ICE raids empty South L.A. businesses as fear drives customers away: The Hutchinson Report

A photo shows Immigration and Customs Enforcement agents conducting a raid on immigrants.

On June 18, I stood in the parking lot of a popular swap meet and shopper’s mall in South L.A. Normally, the parking lot would be packed with cars, shoppers and employees coming and going in a steady stream through the multiple entrances. That wasn’t the case this day. 

The parking lot was almost empty. While I was there, I saw almost no customers, let alone employees, coming and going. The reason was obvious. 

Fear. The overwhelming majority of the customers and employees were Black and Hispanic. Nearly all of the vendors were Black and Hispanic. But not on this day.

The Immigration and Customs Enforcement agents had purposely made much of its raids and sweeps of businesses in South and East L.A. and surrounding communities in the weeks before I stood in the mall parking lot. While ICE operatives were confronted every step of the way by mass protests, demonstrators, and face offs, the brutal reality was that it had done its job, in an ugly, infuriating way. 

They were instilling fear, intimidation, and a degree of uncertainty and panic among many residents, workers and consumers.

The proof of this wasn’t just a nearly empty mall and swap meet. Restaurant owners, retail store owners, sidewalk vendors, day laborers, regular employees, even motorists and pedestrians all reported that fear had caused them to abandon jobs, shopping and hustling for work outside venues such as Home Depots. 

The risk was simply too great. Meanwhile, the economic loss to these businesses steadily mounted.  

The raw numbers told the tale of economic disaster. Immigrants, legal or otherwise, make up more than one-third of California’s work force, and more than 40% of the state’s business owners. Most of them operate small to medium sized service and retail businesses. 

And most of them are located in South and East L.A., and in surrounding communities that are predominantly Black and Hispanic. They provide jobs and income for many of the locals. They also provide much needed goods and services in locations that are readily accessible to the residents of the areas.
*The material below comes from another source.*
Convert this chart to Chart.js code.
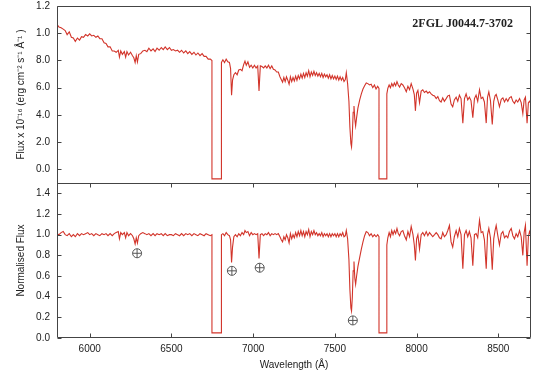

One of the crucial areas that has drawn much attention in the backwash of the ICE raids is the farm industry. Farm owners have screamed that their field workers, almost all undocumented workers, have fled the field in droves. The result: agricultural products are literally rotting on the vine. 

The few attempts to recruit card-carrying native-born workers have been dismal failures. As one grower wailed, “they quit within a few hours.” The fall off in labor in the fields has predictably resulted in food shortages and yet another surge in already high food prices at grocery stores.

President Donald Trump and ICE officials repeatedly scream that the raids and sweeps are aimed at violent criminals, gang members and even rapists that supposedly have flooded the country. This is yet another blatant Trump falsehood. 

Surveys of just who ICE is targeting found that many of those whom have been nabbed did not have criminal records and had exemplary work records. The arrest and detention of those individuals also had a crushing effect on the economy both locally and statewide.

The Public Policy Institute of California found that immigrants contribute significantly to various sectors, including agriculture, technology and small businesses. They contribute billions of dollars to the state’s economy yearly. Without this revenue, the state would not be just facing a sharp deficit in revenue. It would go broke.

Then there is a potential plunge in vital tax revenues. A New American Economy report noted that immigrants pumped a staggering $140 billion in tax revenue into the state’s coffers in 2024. Again, without that tax revenue, the state would collapse. 

With Trump continuing to make bellicose threats to cut off federal funding for a myriad of projects, services and programs in the state as part of his punitive expedition against so called far left, Marxist radical California Democrats, there is no guarantee that the feds will make up any revenue shortfalls from the ICE assaults. 

The long-term economic prognosis is that the raids, even after they officially end in Los Angeles, will continue to have a negative economic ripple effect.

Shoppers will be more cautious, even wary about patronizing many local businesses. Employees and day laborers will be even more cautious on the job and in their job searches. 

Immigration rights groups will be in continual fund-raising mode in an effort to find cash to help with legal assistance, advocacy and support services to immigrants facing arrest and deportation. The cost of policing demonstrations and protests will further drain city and county budgets. 

There will be a chilling effect on minority business start-ups, not to mention the higher costs of new business start-ups.

That’s all to say, that my lonely venture that day in the parking lot of the mall and swap meet was no fluke. It was yet another horrid example of the ICE effect in South L.A, and elsewhere.